Reproduce the lines of the material exactly, excluding every image.

****************************************

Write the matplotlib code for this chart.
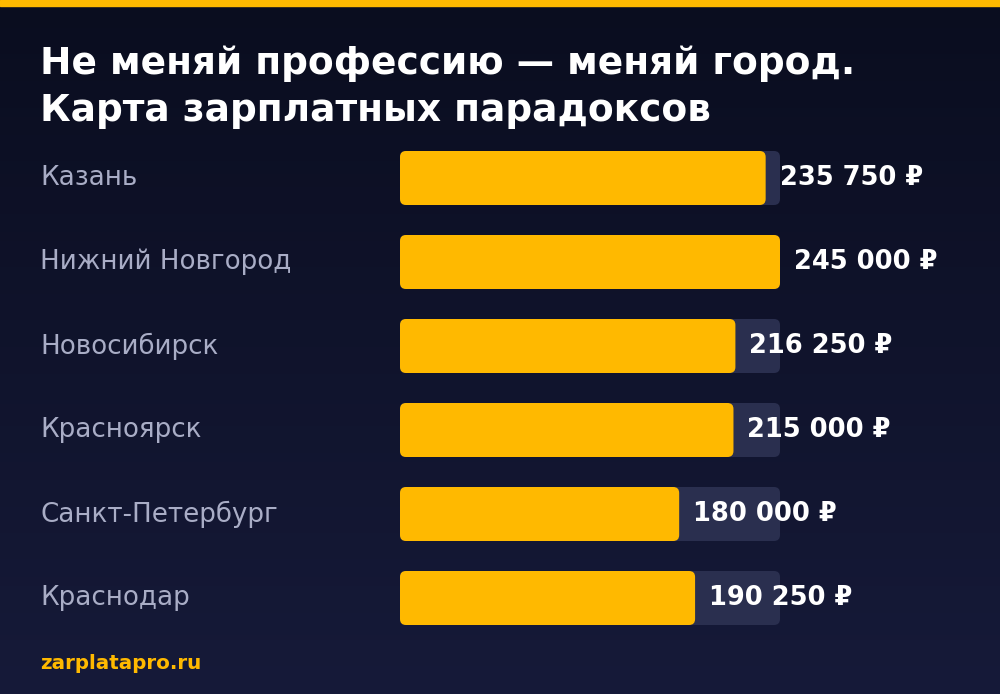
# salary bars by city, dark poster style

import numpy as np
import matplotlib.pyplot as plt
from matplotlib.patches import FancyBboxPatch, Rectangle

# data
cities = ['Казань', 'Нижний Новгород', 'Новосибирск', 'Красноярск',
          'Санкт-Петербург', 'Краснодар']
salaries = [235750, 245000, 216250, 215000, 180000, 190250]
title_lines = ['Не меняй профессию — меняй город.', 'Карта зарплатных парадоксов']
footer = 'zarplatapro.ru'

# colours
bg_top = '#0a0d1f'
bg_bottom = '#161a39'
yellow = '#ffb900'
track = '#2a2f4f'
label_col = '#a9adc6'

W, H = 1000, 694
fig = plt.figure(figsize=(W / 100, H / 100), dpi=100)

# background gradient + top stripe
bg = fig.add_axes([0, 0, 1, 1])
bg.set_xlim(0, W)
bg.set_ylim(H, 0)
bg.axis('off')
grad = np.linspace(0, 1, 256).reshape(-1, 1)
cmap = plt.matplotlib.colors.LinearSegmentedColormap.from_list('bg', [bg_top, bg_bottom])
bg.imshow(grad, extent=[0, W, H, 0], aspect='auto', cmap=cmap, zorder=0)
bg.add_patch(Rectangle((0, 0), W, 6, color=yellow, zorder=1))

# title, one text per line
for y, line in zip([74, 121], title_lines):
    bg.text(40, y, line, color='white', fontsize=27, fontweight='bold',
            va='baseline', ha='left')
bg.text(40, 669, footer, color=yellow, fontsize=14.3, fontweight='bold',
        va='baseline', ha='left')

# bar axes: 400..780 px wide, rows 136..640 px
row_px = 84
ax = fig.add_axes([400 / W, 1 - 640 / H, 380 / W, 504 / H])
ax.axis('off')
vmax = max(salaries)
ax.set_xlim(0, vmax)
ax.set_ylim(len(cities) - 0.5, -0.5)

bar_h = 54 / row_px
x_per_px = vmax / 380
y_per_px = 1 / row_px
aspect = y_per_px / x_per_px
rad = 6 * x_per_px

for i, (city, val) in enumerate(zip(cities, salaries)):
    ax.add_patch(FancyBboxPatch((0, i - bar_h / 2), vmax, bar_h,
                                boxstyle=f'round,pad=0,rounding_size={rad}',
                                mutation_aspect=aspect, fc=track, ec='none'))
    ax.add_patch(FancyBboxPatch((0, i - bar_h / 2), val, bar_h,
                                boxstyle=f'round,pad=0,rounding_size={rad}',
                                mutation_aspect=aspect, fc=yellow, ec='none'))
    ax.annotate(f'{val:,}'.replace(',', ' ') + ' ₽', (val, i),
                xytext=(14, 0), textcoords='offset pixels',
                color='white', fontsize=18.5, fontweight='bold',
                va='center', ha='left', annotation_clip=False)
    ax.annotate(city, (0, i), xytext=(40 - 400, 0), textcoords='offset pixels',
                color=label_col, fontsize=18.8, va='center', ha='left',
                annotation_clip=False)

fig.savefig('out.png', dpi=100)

****************************************

### COMPLETE ANSWER
Write the matplotlib code for this chart.
# salary bars by city, dark poster style

import numpy as np
import matplotlib.pyplot as plt
from matplotlib.patches import FancyBboxPatch, Rectangle

# data
cities = ['Казань', 'Нижний Новгород', 'Новосибирск', 'Красноярск',
          'Санкт-Петербург', 'Краснодар']
salaries = [235750, 245000, 216250, 215000, 180000, 190250]
title_lines = ['Не меняй профессию — меняй город.', 'Карта зарплатных парадоксов']
footer = 'zarplatapro.ru'

# colours
bg_top = '#0a0d1f'
bg_bottom = '#161a39'
yellow = '#ffb900'
track = '#2a2f4f'
label_col = '#a9adc6'

W, H = 1000, 694
fig = plt.figure(figsize=(W / 100, H / 100), dpi=100)

# background gradient + top stripe
bg = fig.add_axes([0, 0, 1, 1])
bg.set_xlim(0, W)
bg.set_ylim(H, 0)
bg.axis('off')
grad = np.linspace(0, 1, 256).reshape(-1, 1)
cmap = plt.matplotlib.colors.LinearSegmentedColormap.from_list('bg', [bg_top, bg_bottom])
bg.imshow(grad, extent=[0, W, H, 0], aspect='auto', cmap=cmap, zorder=0)
bg.add_patch(Rectangle((0, 0), W, 6, color=yellow, zorder=1))

# title, one text per line
for y, line in zip([74, 121], title_lines):
    bg.text(40, y, line, color='white', fontsize=27, fontweight='bold',
            va='baseline', ha='left')
bg.text(40, 669, footer, color=yellow, fontsize=14.3, fontweight='bold',
        va='baseline', ha='left')

# bar axes: 400..780 px wide, rows 136..640 px
row_px = 84
ax = fig.add_axes([400 / W, 1 - 640 / H, 380 / W, 504 / H])
ax.axis('off')
vmax = max(salaries)
ax.set_xlim(0, vmax)
ax.set_ylim(len(cities) - 0.5, -0.5)

bar_h = 54 / row_px
x_per_px = vmax / 380
y_per_px = 1 / row_px
aspect = y_per_px / x_per_px
rad = 6 * x_per_px

for i, (city, val) in enumerate(zip(cities, salaries)):
    ax.add_patch(FancyBboxPatch((0, i - bar_h / 2), vmax, bar_h,
                                boxstyle=f'round,pad=0,rounding_size={rad}',
                                mutation_aspect=aspect, fc=track, ec='none'))
    ax.add_patch(FancyBboxPatch((0, i - bar_h / 2), val, bar_h,
                                boxstyle=f'round,pad=0,rounding_size={rad}',
                                mutation_aspect=aspect, fc=yellow, ec='none'))
    ax.annotate(f'{val:,}'.replace(',', ' ') + ' ₽', (val, i),
                xytext=(14, 0), textcoords='offset pixels',
                color='white', fontsize=18.5, fontweight='bold',
                va='center', ha='left', annotation_clip=False)
    ax.annotate(city, (0, i), xytext=(40 - 400, 0), textcoords='offset pixels',
                color=label_col, fontsize=18.8, va='center', ha='left',
                annotation_clip=False)

fig.savefig('out.png', dpi=100)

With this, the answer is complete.